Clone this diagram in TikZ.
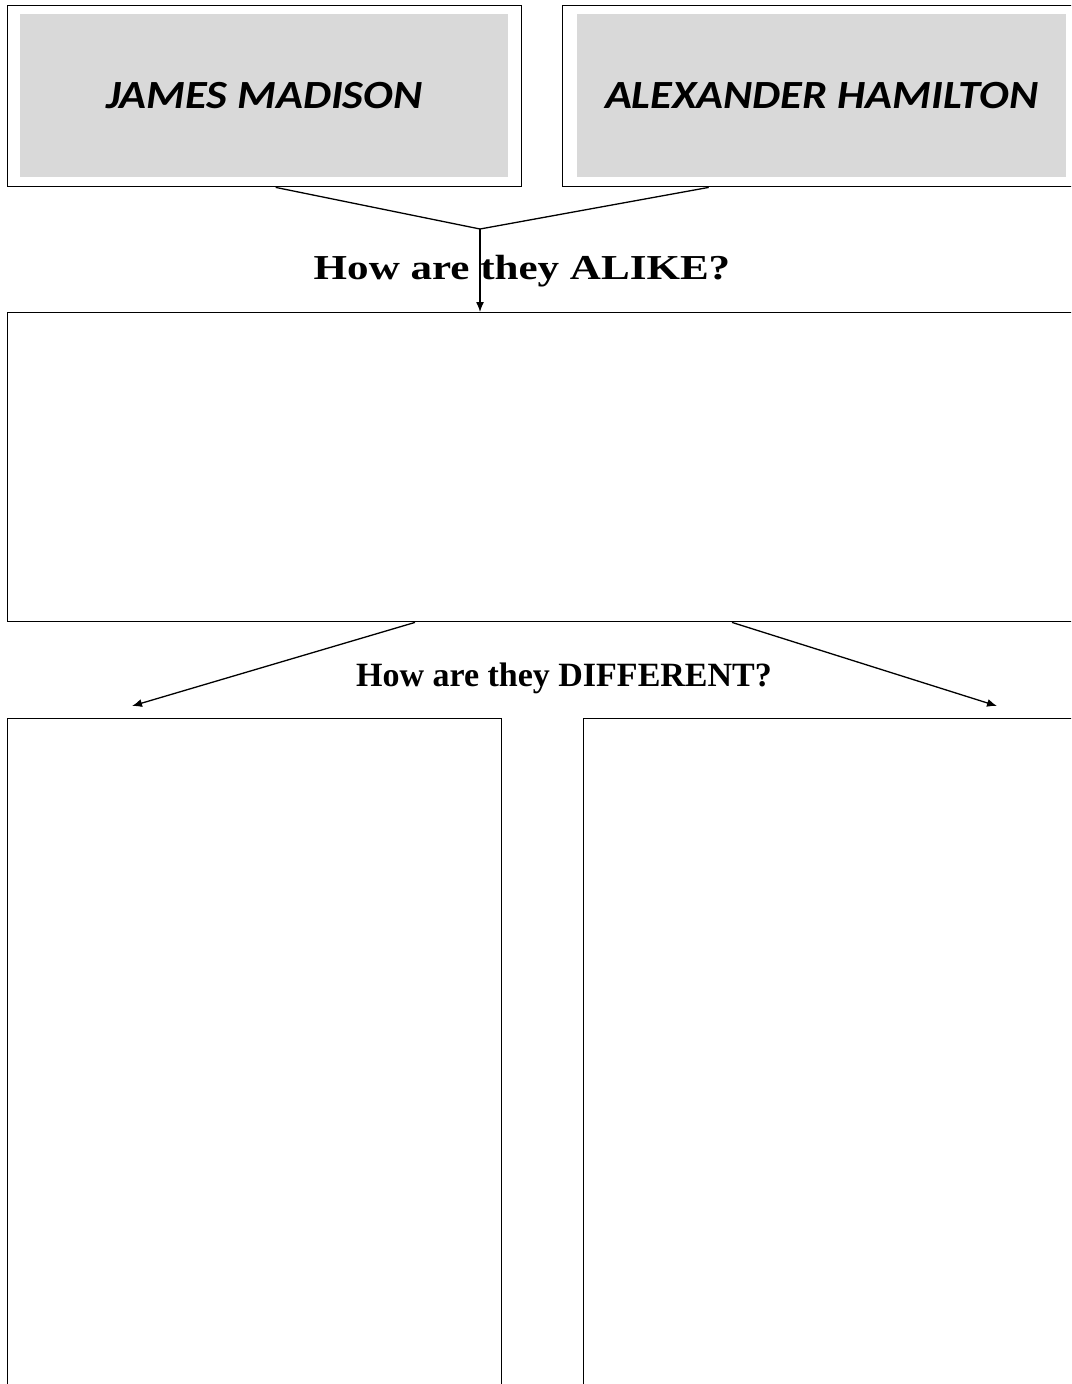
\documentclass[tikz,border=0pt]{standalone}
\usepackage{fontspec}
\setmainfont{Liberation Serif}
\newfontfamily\namefont{Carlito}
\usetikzlibrary{arrows.meta,calc}

\tikzset{
  frame/.style={draw=black, line width=1.4pt, inner sep=0pt, anchor=north west},
  namebox/.style={fill=black!15, inner sep=0pt, anchor=north west,
    font=\namefont\bfseries\itshape\fontsize{40}{44}\selectfont},
  question/.style={inner sep=0pt, font=\bfseries\fontsize{34}{38}\selectfont},
  link/.style={line width=1.3pt},
  pointer/.style={line width=1.3pt, -{Latex[length=10pt,width=8pt]}}
}

\begin{document}
\begin{tikzpicture}[x=1pt, y=-1pt]
  \useasboundingbox (0,0) rectangle (1071,1384);
  \clip (0,0) rectangle (1071,1384);

  % name boxes at the top: white frame around a grey panel
  \node[frame, minimum width=514pt, minimum height=181pt] (jmbox) at (7,5) {};
  \node[namebox, minimum width=488pt, minimum height=163pt] (jm) at (20,14)
    {\scalebox{1.11}[1]{JAMES MADISON}};
  \node[frame, minimum width=518pt, minimum height=181pt] (ahbox) at (562,5) {};
  \node[namebox, minimum width=489pt, minimum height=163pt] (ah) at (577,14)
    {\scalebox{1.11}[1]{ALEXANDER HAMILTON}};

  % the two names meet and point down into the common box
  \coordinate (meet) at (480,229);
  \node[question, font=\bfseries\fontsize{35}{38}\selectfont] (alike) at (522,271)
    {\scalebox{1.23}[1]{How are they ALIKE?}};
  \node[frame, minimum width=1073pt, minimum height=309pt] (same) at (7,312) {};
  \draw[link] ($(jmbox.south)+(11,0)$) -- (meet);
  \draw[link] ($(ahbox.south)+(-113,0)$) -- (meet);
  \draw[pointer] (meet) -- (meet |- same.north);

  % differences
  \node[question] (differ) at (564,678) {How are they DIFFERENT?};
  \node[frame, minimum width=494pt, minimum height=700pt] (jmdiff) at (7,718) {};
  \node[frame, minimum width=497pt, minimum height=700pt] (ahdiff) at (583,718) {};
  \coordinate (lefttip) at (132,706);
  \coordinate (righttip) at (997,706);
  \draw[pointer] ($(same.south west)+(408,0)$) -- (lefttip);
  \draw[pointer] ($(same.south west)+(725,0)$) -- (righttip);
\end{tikzpicture}
\end{document}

» Task to carry out: Your task is an exact transcription of all the data, minus the pictures.

» In response:
Clone this diagram in TikZ.
\documentclass[tikz,border=0pt]{standalone}
\usepackage{fontspec}
\setmainfont{Liberation Serif}
\newfontfamily\namefont{Carlito}
\usetikzlibrary{arrows.meta,calc}

\tikzset{
  frame/.style={draw=black, line width=1.4pt, inner sep=0pt, anchor=north west},
  namebox/.style={fill=black!15, inner sep=0pt, anchor=north west,
    font=\namefont\bfseries\itshape\fontsize{40}{44}\selectfont},
  question/.style={inner sep=0pt, font=\bfseries\fontsize{34}{38}\selectfont},
  link/.style={line width=1.3pt},
  pointer/.style={line width=1.3pt, -{Latex[length=10pt,width=8pt]}}
}

\begin{document}
\begin{tikzpicture}[x=1pt, y=-1pt]
  \useasboundingbox (0,0) rectangle (1071,1384);
  \clip (0,0) rectangle (1071,1384);

  % name boxes at the top: white frame around a grey panel
  \node[frame, minimum width=514pt, minimum height=181pt] (jmbox) at (7,5) {};
  \node[namebox, minimum width=488pt, minimum height=163pt] (jm) at (20,14)
    {\scalebox{1.11}[1]{JAMES MADISON}};
  \node[frame, minimum width=518pt, minimum height=181pt] (ahbox) at (562,5) {};
  \node[namebox, minimum width=489pt, minimum height=163pt] (ah) at (577,14)
    {\scalebox{1.11}[1]{ALEXANDER HAMILTON}};

  % the two names meet and point down into the common box
  \coordinate (meet) at (480,229);
  \node[question, font=\bfseries\fontsize{35}{38}\selectfont] (alike) at (522,271)
    {\scalebox{1.23}[1]{How are they ALIKE?}};
  \node[frame, minimum width=1073pt, minimum height=309pt] (same) at (7,312) {};
  \draw[link] ($(jmbox.south)+(11,0)$) -- (meet);
  \draw[link] ($(ahbox.south)+(-113,0)$) -- (meet);
  \draw[pointer] (meet) -- (meet |- same.north);

  % differences
  \node[question] (differ) at (564,678) {How are they DIFFERENT?};
  \node[frame, minimum width=494pt, minimum height=700pt] (jmdiff) at (7,718) {};
  \node[frame, minimum width=497pt, minimum height=700pt] (ahdiff) at (583,718) {};
  \coordinate (lefttip) at (132,706);
  \coordinate (righttip) at (997,706);
  \draw[pointer] ($(same.south west)+(408,0)$) -- (lefttip);
  \draw[pointer] ($(same.south west)+(725,0)$) -- (righttip);
\end{tikzpicture}
\end{document}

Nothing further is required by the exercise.